U.S. automaker Tesla sold 62,167 China-made electric vehicles in April, down 18% from a year earlier, China Passenger Car Association (CPCA) data showed on May 7. The deliveries of China-made Model 3 and Model Y vehicles slid 30.2% from March.
Additionally, Tesla exports its China-made vehicles to a number of locations, including Europe; however, the CPCA did not offer a breakdown of Tesla exports by destination. The complete April report, which is expected later this week, is hinted at by these numbers.
The steep decline is in stark contrast to China, where EV sales are increasing despite growing at the slowest rate in a year in the first quarter due to a fierce price war and waning demand.
According to CPCA data, China’s sales of new-energy vehicles, which include plug-in hybrids and battery-powered electric vehicles, were predicted to reach 8,00,000 units in April, gaining 33% year over year and 2% less than the previous month.

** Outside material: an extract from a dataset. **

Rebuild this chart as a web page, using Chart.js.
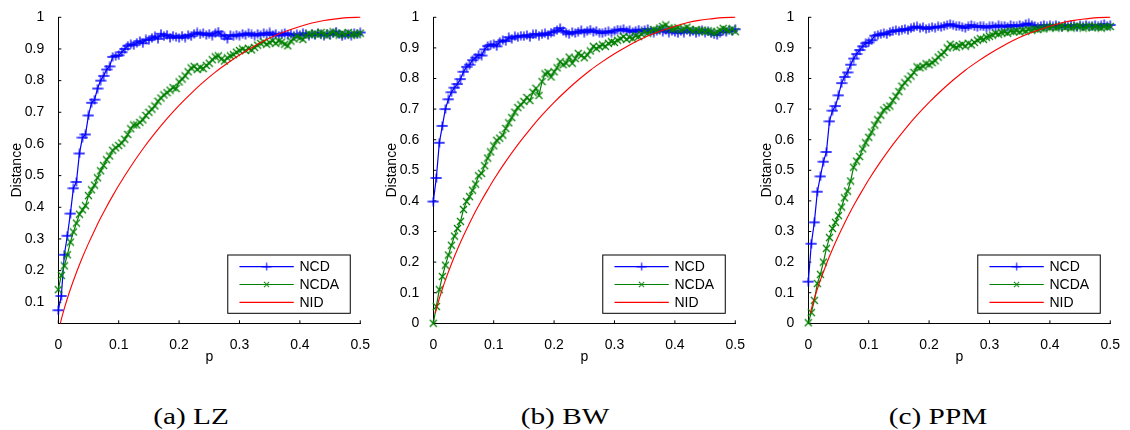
<!DOCTYPE html>
<html>
<head>
<meta charset="utf-8">
<script src="https://cdn.jsdelivr.net/npm/chart.js@4.4.1/dist/chart.umd.min.js"></script>
<style>
body{margin:0;background:#fff;}
#wrap{position:relative;width:1130px;height:430px;overflow:hidden;}
canvas{position:absolute;top:0;}
.cap{position:absolute;top:403.5px;font-family:"Liberation Serif","Times New Roman",serif;font-size:24px;line-height:24px;white-space:nowrap;color:#000;transform:translateX(-50%) scaleX(1.22);}
</style>
</head>
<body>
<div id="wrap">
  <canvas id="lz" width="375" height="370" style="left:0px"></canvas>
  <canvas id="bw" width="375" height="370" style="left:375px"></canvas>
  <canvas id="ppm" width="375" height="370" style="left:750px"></canvas>
  <div class="cap" style="left:191px">(a) LZ</div>
  <div class="cap" style="left:565px">(b) BW</div>
  <div class="cap" style="left:938px">(c) PPM</div>
</div>
<script>
// p values of the NCD / NCDA runs
const pGrid = [0,0.005,0.01,0.015,0.02,0.025,0.03,0.035,0.04,0.045,
  0.05,0.055,0.06,0.065,0.07,0.075,0.08,0.085,0.09,0.095,
  0.1,0.105,0.11,0.115,0.12,0.125,0.13,0.135,0.14,0.145,
  0.15,0.155,0.16,0.165,0.17,0.175,0.18,0.185,0.19,0.195,
  0.2,0.205,0.21,0.215,0.22,0.225,0.23,0.235,0.24,0.245,
  0.25,0.255,0.26,0.265,0.27,0.275,0.28,0.285,0.29,0.295,
  0.3,0.305,0.31,0.315,0.32,0.325,0.33,0.335,0.34,0.345,
  0.35,0.355,0.36,0.365,0.37,0.375,0.38,0.385,0.39,0.395,
  0.4,0.405,0.41,0.415,0.42,0.425,0.43,0.435,0.44,0.445,
  0.45,0.455,0.46,0.465,0.47,0.475,0.48,0.485,0.49,0.495,
  0.5];

// (a) LZ
const lzNCD = [0.075,0.12,0.25,0.31,0.38,0.46,0.48,0.57,0.62,0.63,
  0.69,0.73,0.74,0.775,0.80,0.815,0.835,0.845,0.875,0.878,
  0.88,0.89,0.90,0.91,0.915,0.912,0.92,0.925,0.918,0.93,
  0.928,0.935,0.94,0.932,0.948,0.94,0.945,0.935,0.942,0.938,
  0.935,0.942,0.936,0.944,0.94,0.948,0.952,0.946,0.95,0.944,
  0.948,0.942,0.95,0.955,0.945,0.94,0.932,0.944,0.94,0.945,
  0.942,0.948,0.944,0.95,0.946,0.942,0.948,0.944,0.95,0.946,
  0.952,0.944,0.948,0.942,0.946,0.95,0.944,0.948,0.942,0.946,
  0.944,0.95,0.946,0.942,0.948,0.944,0.95,0.946,0.942,0.948,
  0.944,0.95,0.955,0.946,0.94,0.944,0.948,0.942,0.95,0.946,
  0.952];
const lzNCDA = [0.14,0.185,0.215,0.25,0.29,0.322,0.35,0.378,0.392,0.405,
  0.437,0.455,0.47,0.493,0.515,0.532,0.55,0.562,0.58,0.588,
  0.595,0.603,0.615,0.63,0.648,0.66,0.66,0.668,0.676,0.69,
  0.70,0.71,0.72,0.735,0.745,0.755,0.762,0.77,0.778,0.775,
  0.796,0.805,0.815,0.828,0.84,0.845,0.835,0.842,0.838,0.848,
  0.855,0.866,0.875,0.878,0.868,0.862,0.872,0.878,0.882,0.89,
  0.895,0.9,0.895,0.902,0.897,0.905,0.912,0.918,0.922,0.915,
  0.92,0.926,0.918,0.925,0.922,0.915,0.91,0.925,0.932,0.94,
  0.935,0.93,0.942,0.948,0.945,0.95,0.944,0.952,0.948,0.942,
  0.95,0.954,0.948,0.944,0.95,0.946,0.952,0.944,0.948,0.945,
  0.95];

// (b) BW
const bwNCD = [0.398,0.475,0.59,0.645,0.70,0.732,0.755,0.77,0.782,0.798,
  0.822,0.838,0.845,0.86,0.868,0.878,0.875,0.895,0.906,0.91,
  0.912,0.905,0.92,0.925,0.922,0.935,0.93,0.938,0.935,0.94,
  0.938,0.942,0.935,0.944,0.946,0.94,0.944,0.948,0.942,0.95,
  0.953,0.958,0.965,0.955,0.95,0.945,0.952,0.948,0.953,0.958,
  0.95,0.955,0.96,0.952,0.956,0.95,0.948,0.952,0.955,0.95,
  0.956,0.96,0.958,0.962,0.955,0.958,0.952,0.956,0.96,0.954,
  0.958,0.962,0.955,0.95,0.956,0.96,0.953,0.958,0.95,0.955,
  0.952,0.948,0.955,0.95,0.958,0.952,0.955,0.948,0.953,0.958,
  0.95,0.954,0.948,0.944,0.942,0.95,0.955,0.952,0.958,0.955,
  0.961];
const bwNCDA = [0,0.055,0.11,0.153,0.19,0.223,0.255,0.285,0.31,0.333,
  0.372,0.398,0.414,0.435,0.455,0.482,0.49,0.515,0.54,0.56,
  0.58,0.598,0.605,0.615,0.637,0.655,0.672,0.69,0.705,0.714,
  0.725,0.738,0.728,0.755,0.768,0.745,0.79,0.815,0.82,0.805,
  0.822,0.835,0.855,0.845,0.85,0.87,0.85,0.865,0.882,0.875,
  0.868,0.877,0.89,0.905,0.898,0.904,0.91,0.905,0.915,0.92,
  0.918,0.925,0.93,0.937,0.928,0.935,0.93,0.94,0.937,0.945,
  0.953,0.948,0.955,0.96,0.958,0.965,0.97,0.975,0.965,0.96,
  0.962,0.966,0.958,0.962,0.968,0.96,0.956,0.96,0.955,0.958,
  0.952,0.956,0.953,0.948,0.952,0.958,0.964,0.96,0.955,0.962,
  0.953];

// (c) PPM
const ppmNCD = [0.136,0.26,0.33,0.43,0.48,0.528,0.56,0.66,0.695,0.71,
  0.745,0.785,0.805,0.82,0.845,0.865,0.88,0.893,0.905,0.915,
  0.918,0.925,0.94,0.942,0.945,0.948,0.944,0.952,0.955,0.958,
  0.955,0.96,0.962,0.958,0.964,0.968,0.97,0.965,0.968,0.962,
  0.964,0.968,0.966,0.97,0.968,0.972,0.975,0.978,0.974,0.97,
  0.972,0.968,0.965,0.97,0.975,0.97,0.968,0.972,0.97,0.966,
  0.97,0.972,0.968,0.974,0.97,0.972,0.968,0.975,0.972,0.97,
  0.975,0.972,0.978,0.98,0.975,0.972,0.968,0.972,0.975,0.97,
  0.974,0.97,0.975,0.972,0.968,0.974,0.97,0.975,0.972,0.968,
  0.974,0.97,0.975,0.972,0.97,0.975,0.97,0.974,0.978,0.972,
  0.975];
const ppmNCDA = [0.002,0.035,0.075,0.13,0.16,0.2,0.245,0.28,0.31,0.33,
  0.352,0.38,0.41,0.432,0.465,0.51,0.53,0.545,0.57,0.59,
  0.608,0.625,0.648,0.665,0.68,0.697,0.705,0.71,0.728,0.742,
  0.757,0.775,0.786,0.798,0.808,0.82,0.838,0.835,0.84,0.848,
  0.845,0.852,0.858,0.87,0.878,0.885,0.9,0.912,0.905,0.902,
  0.908,0.912,0.906,0.915,0.91,0.918,0.925,0.93,0.928,0.935,
  0.938,0.942,0.948,0.945,0.95,0.952,0.948,0.955,0.953,0.956,
  0.952,0.958,0.955,0.96,0.958,0.962,0.96,0.965,0.962,0.968,
  0.966,0.97,0.965,0.968,0.972,0.966,0.97,0.965,0.968,0.972,
  0.97,0.965,0.968,0.972,0.966,0.97,0.968,0.965,0.97,0.968,
  0.97];

// NID curve, same in all three panels
const nidP = [0.0035,0.005,0.01,0.015,0.02,0.03,0.04,0.05,0.06,0.07,0.08,0.09,0.1,
  0.12,0.14,0.16,0.18,0.2,0.22,0.24,0.26,0.28,0.3,0.32,0.34,0.36,0.38,0.4,
  0.42,0.44,0.46,0.48,0.5];
const nidValues = [0.0336,0.046,0.081,0.112,0.141,0.194,0.242,0.286,0.327,0.366,0.402,0.436,0.469,
  0.529,0.584,0.634,0.68,0.722,0.76,0.795,0.827,0.855,0.881,0.904,0.925,0.943,0.958,0.971,
  0.982,0.99,0.995,0.999,1.0];

const xTicks = [0,0.1,0.2,0.3,0.4,0.5];
const yTicksLZ = [0.1,0.2,0.3,0.4,0.5,0.6,0.7,0.8,0.9,1];
const yTicks = [0,0.1,0.2,0.3,0.4,0.5,0.6,0.7,0.8,0.9,1];
const legendNames = ['NCD','NCDA','NID'];

const BLUE = '#0000ff', GREEN = '#008000', RED = '#ff0000';
const FONT = {family:"'Liberation Sans', Arial, sans-serif", size:14};

function makeMarker(kind, color){
  const c = document.createElement('canvas');
  if (kind === 'plus') { c.width = 12; c.height = 10; } else { c.width = 9; c.height = 9; }
  const g = c.getContext('2d');
  g.strokeStyle = color;
  g.lineWidth = 1.3;
  g.beginPath();
  if (kind === 'plus') {
    g.moveTo(0.5, 5); g.lineTo(11.5, 5);
    g.moveTo(6, 0.5); g.lineTo(6, 9.5);
  } else {
    g.moveTo(1, 1); g.lineTo(8, 8);
    g.moveTo(8, 1); g.lineTo(1, 8);
  }
  g.stroke();
  return c;
}
const plusMk = makeMarker('plus', BLUE);
const crossMk = makeMarker('cross', GREEN);

// inward ticks + boxed legend, matlab style
const matlabLook = {
  id: 'matlabLook',
  beforeDatasetsDraw(chart){
    const ctx = chart.ctx, a = chart.chartArea;
    const xs = chart.scales.x, ys = chart.scales.y;
    ctx.save();
    ctx.strokeStyle = '#000';
    ctx.lineWidth = 1;
    ctx.beginPath();
    xs.ticks.forEach(t => {
      const px = xs.getPixelForValue(t.value);
      ctx.moveTo(px, a.bottom); ctx.lineTo(px, a.bottom - 3);
    });
    ys.ticks.forEach(t => {
      const py = ys.getPixelForValue(t.value);
      ctx.moveTo(a.left, py); ctx.lineTo(a.left + 3, py);
    });
    ctx.stroke();
    ctx.restore();
  },
  afterDraw(chart){
    const ctx = chart.ctx, a = chart.chartArea;
    const w = 122.5, h = 58.3;
    const left = a.right - 10 - w, top = a.bottom - 10 - h;
    ctx.save();
    ctx.fillStyle = '#fff';
    ctx.fillRect(left, top, w, h);
    ctx.strokeStyle = '#000';
    ctx.lineWidth = 1;
    ctx.strokeRect(left, top, w, h);
    const rows = [11.7, 29.5, 47.3];
    const marks = [plusMk, crossMk, null];
    chart.data.datasets.forEach((ds, i) => {
      const y = top + rows[i];
      ctx.strokeStyle = ds.borderColor;
      ctx.lineWidth = 1.2;
      ctx.beginPath();
      ctx.moveTo(left + 11.7, y); ctx.lineTo(left + 66, y);
      ctx.stroke();
      if (marks[i]) {
        const m = marks[i];
        const sc = i === 0 ? 0.85 : 0.7;
        ctx.drawImage(m, left + 38.8 - m.width * sc / 2, y - m.height * sc / 2, m.width * sc, m.height * sc);
      }
      ctx.fillStyle = '#000';
      ctx.font = "14px 'Liberation Sans', Arial, sans-serif";
      ctx.textBaseline = 'middle';
      ctx.textAlign = 'left';
      ctx.fillText(legendNames[i], left + 71.7, y + 0.5);
    });
    ctx.restore();
  }
};

function makePlot(id, ncd, ncda, yMin, yTickList){
  const toPts = (xs, ys) => xs.map((p, i) => ({x: p, y: ys[i]}));
  return new Chart(document.getElementById(id), {
    type: 'line',
    data: {
      datasets: [
        {label: legendNames[0], data: toPts(pGrid, ncd), borderColor: BLUE, borderWidth: 1.2,
          pointStyle: plusMk, pointRadius: 4, order: 3, clip: false},
        {label: legendNames[1], data: toPts(pGrid, ncda), borderColor: GREEN, borderWidth: 1.2,
          pointStyle: crossMk, pointRadius: 4, order: 2, clip: false},
        {label: legendNames[2], data: toPts(nidP, nidValues), borderColor: RED, borderWidth: 1.1,
          pointRadius: 0, cubicInterpolationMode: 'monotone', order: 1, clip: false}
      ]
    },
    options: {
      responsive: false,
      animation: false,
      devicePixelRatio: 1,
      layout: {padding: {top: 17.3, right: 12.3, bottom: 0, left: 0}},
      elements: {line: {tension: 0}},
      plugins: {legend: {display: false}, tooltip: {enabled: false}},
      events: [],
      scales: {
        x: {
          type: 'linear', min: 0, max: 0.5,
          afterBuildTicks: s => { s.ticks = xTicks.map(v => ({value: v})); },
          afterFit: s => { s.height = 46.7; },
          grid: {display: false},
          border: {display: true, color: '#000', width: 1},
          ticks: {color: '#000', font: FONT, padding: 5, maxRotation: 0, autoSkip: false, callback: v => String(v)},
          title: {display: true, text: 'p', color: '#000', font: FONT, padding: {top: 0, bottom: 4.6}}
        },
        y: {
          type: 'linear', min: yMin, max: 1,
          afterBuildTicks: s => { s.ticks = yTickList.map(v => ({value: v})); },
          afterFit: s => { s.width = 58.3; },
          grid: {display: false},
          border: {display: true, color: '#000', width: 1},
          ticks: {color: '#000', font: FONT, padding: 6, autoSkip: false, callback: v => String(v)},
          title: {display: true, text: 'Distance', color: '#000', font: FONT, padding: {top: 8.9, bottom: 0}}
        }
      }
    },
    plugins: [matlabLook]
  });
}

makePlot('lz', lzNCD, lzNCDA, 0.0336, yTicksLZ);
makePlot('bw', bwNCD, bwNCDA, 0, yTicks);
makePlot('ppm', ppmNCD, ppmNCDA, 0, yTicks);
</script>
</body>
</html>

With its Dynasty and Ocean lineups of EVs and plug-in hybrids, BYD, Tesla’s largest Chinese rival, sold 3,12,048 passenger cars in April, up 3.5% from March and 48.97% year over year.
First-quarter car deliveries at Tesla decreased for the first time in almost four years. More than 10% of the company’s worldwide workforce was laid off at the start of the second quarter, and car prices were slashed in key areas like China, Europe, and the US.
Tesla’s shipments of electric vehicles made in China fell 19% year over year in February before increasing by 0.2% in March. However, the drop coincided with a 25% decline in China’s total EV sales in February, which was partially caused by the Chinese Lunar New Year falling in February this year rather than January.